Franchisor Liability

July 27, 2012 by  
Filed under Franchise Articles

Being a franchisor is not just about being at the top of the franchise system. Sometimes it also entails franchisor liability, that is, the fact of being held legally responsible for the actions of your franchisees.

 

Why is Franchisor Liability Even Possible?

 

You may be a bit confused about why a franchisor would be held liable when franchises are essentially independently owned and operated. The answer to that question is that, more often than not, franchisors exercise so much control over how their franchisees run their franchises that they could be said to be involved in the daily operations of the franchises. Thus, if a franchisee’s employee is implicated in sexual harassment, and if the franchisor can be shown, through his or her actions or documents, to have been involved in decisions involving the daily operation of the franchise, then franchisor liability could come into play.

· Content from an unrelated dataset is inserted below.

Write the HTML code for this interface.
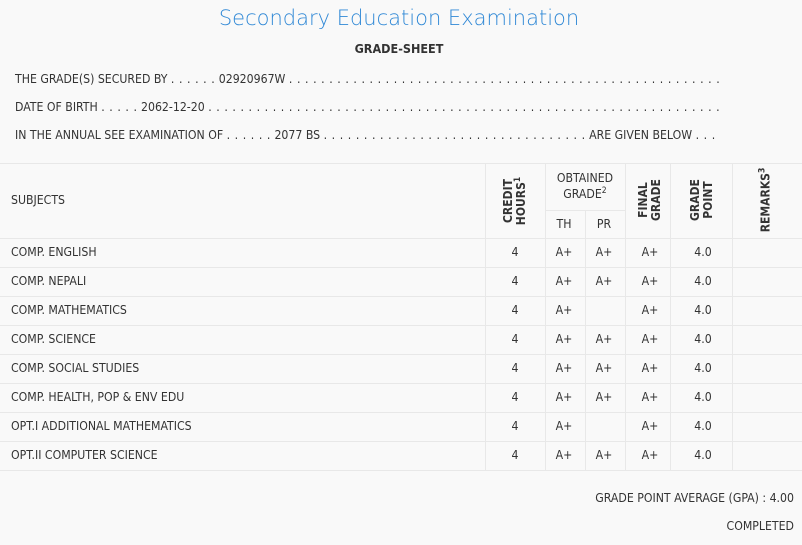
<!DOCTYPE html>
<html><head><style>
body{margin:0;width:802px;height:545px;background:#f9f9f9;font-family:"DejaVu Sans Condensed","Liberation Sans",sans-serif;color:#333;position:relative;overflow:hidden}
.t{position:absolute;font-size:12.2px;white-space:nowrap;line-height:14px}
.c{text-align:center;transform:translateX(-50%)}
.d{letter-spacing:0.55px}
.h{position:absolute;left:0;width:802px;height:1px;background:#e8e8e8}
.v{position:absolute;width:1px;background:#e8e8e8}
.r{position:absolute;font-size:12px;font-weight:bold;line-height:13px;text-align:center;transform:translate(-50%,-50%) rotate(-90deg);white-space:nowrap}
sup{font-size:8.5px;vertical-align:5px;line-height:0}
</style></head><body>
<div class="t c" style="left:399px;top:5px;font-size:21px;line-height:26px;color:#3189d6;font-family:'DejaVu Sans','Liberation Sans',sans-serif;font-weight:300">Secondary Education Examination</div>
<div class="t c" style="left:399px;top:42px;font-weight:bold;font-size:12.5px">GRADE-SHEET</div>
<div class="t" style="left:15px;top:72px">THE GRADE(S) SECURED BY <span class="d">. . . . . .</span> 02920967W <span class="d">. . . . . . . . . . . . . . . . . . . . . . . . . . . . . . . . . . . . . . . . . . . . . . . . . . . . . .</span></div>
<div class="t" style="left:15px;top:100px">DATE OF BIRTH <span class="d">. . . . .</span> 2062-12-20 <span class="d">. . . . . . . . . . . . . . . . . . . . . . . . . . . . . . . . . . . . . . . . . . . . . . . . . . . . . . . . . . . . . . . .</span></div>
<div class="t" style="left:15px;top:128px">IN THE ANNUAL SEE EXAMINATION OF <span class="d">. . . . . .</span> 2077 BS <span class="d">. . . . . . . . . . . . . . . . . . . . . . . . . . . . . . . . .</span> ARE GIVEN BELOW <span class="d">. . .</span></div>

<div class="h" style="top:163px"></div>
<div class="h" style="top:238px"></div>
<div class="h" style="top:267px"></div>
<div class="h" style="top:296px"></div>
<div class="h" style="top:325px"></div>
<div class="h" style="top:354px"></div>
<div class="h" style="top:383px"></div>
<div class="h" style="top:412px"></div>
<div class="h" style="top:441px"></div>
<div class="h" style="top:470px"></div>
<div class="h" style="top:210px;left:545px;width:80px"></div>
<div class="v" style="left:485px;top:163px;height:307px"></div>
<div class="v" style="left:545px;top:163px;height:307px"></div>
<div class="v" style="left:585px;top:210px;height:260px"></div>
<div class="v" style="left:625px;top:163px;height:307px"></div>
<div class="v" style="left:670px;top:163px;height:307px"></div>
<div class="v" style="left:732px;top:163px;height:307px"></div>

<div class="t" style="left:11px;top:193px">SUBJECTS</div>
<div class="r" style="left:515px;top:201px">CREDIT<br>HOURS<sup>1</sup></div>
<div class="t c" style="left:585px;top:170px;line-height:16px">OBTAINED<br>GRADE<sup>2</sup></div>
<div class="t c" style="left:564px;top:217px">TH</div>
<div class="t c" style="left:604px;top:217px">PR</div>
<div class="r" style="left:650px;top:200px">FINAL<br>GRADE</div>
<div class="r" style="left:702px;top:200px">GRADE<br>POINT</div>
<div class="r" style="left:766px;top:200px">REMARKS<sup>3</sup></div>

<div id="rows"></div>
<script>
var d=[["COMP. ENGLISH","A+","A+"],["COMP. NEPALI","A+","A+"],["COMP. MATHEMATICS","A+",""],["COMP. SCIENCE","A+","A+"],["COMP. SOCIAL STUDIES","A+","A+"],["COMP. HEALTH, POP &amp; ENV EDU","A+","A+"],["OPT.I ADDITIONAL MATHEMATICS","A+",""],["OPT.II COMPUTER SCIENCE","A+","A+"]];
var h="";d.forEach(function(r,i){var y=245+i*29;
h+='<div class="t" style="left:11px;top:'+y+'px">'+r[0]+'</div>'+
'<div class="t c" style="left:515px;top:'+y+'px">4</div>'+
'<div class="t c" style="left:564px;top:'+y+'px">'+r[1]+'</div>'+
'<div class="t c" style="left:604px;top:'+y+'px">'+r[2]+'</div>'+
'<div class="t c" style="left:650px;top:'+y+'px">A+</div>'+
'<div class="t c" style="left:703px;top:'+y+'px">4.0</div>';});
document.getElementById("rows").innerHTML=h;
</script>
<div class="t" style="right:8px;top:491px">GRADE POINT AVERAGE (GPA) : 4.00</div>
<div class="t" style="right:8px;top:519px">COMPLETED</div>
</body></html>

This may seem unfair. After all, the franchisor may not have played a part in employing the individual who subjected his or her subordinates to sexual harassment. Furthermore, the franchisor may not even have been aware that this problem existed. This makes it apparent that being a franchisor carries its fair share of potential headaches. If you want to avoid being put in this precarious situation, then you need to seriously think about how you plan on structuring your relationships with your franchisees. You may want to protect your trademark and the reputation associated with it by giving your franchisees meticulous details to govern the way they run their franchises. However, the more detailed and prescriptive your guidelines are, the more deeply involved you are in the operation of the individual franchises. This is precisely the sort of thing that will result in franchisor liability.

Also, if you are directly involved in training your franchisees’ employees, you may be setting yourself up to be held liable for any illegal activity carried out on the premises of their franchises. It seems evident that minimizing your liability by taking a step back from deep involvement in your franchisees’ operations is your best option. You could make it clear (in writing) that the franchise guidelines you give them are simply suggestions. You should certainly restructure the language in all your documents to make sure that the individual franchises are not being identified with the franchise company. There should be clear distinctions between them because documents that conflate them could easily result in franchisor liability for franchisee actions.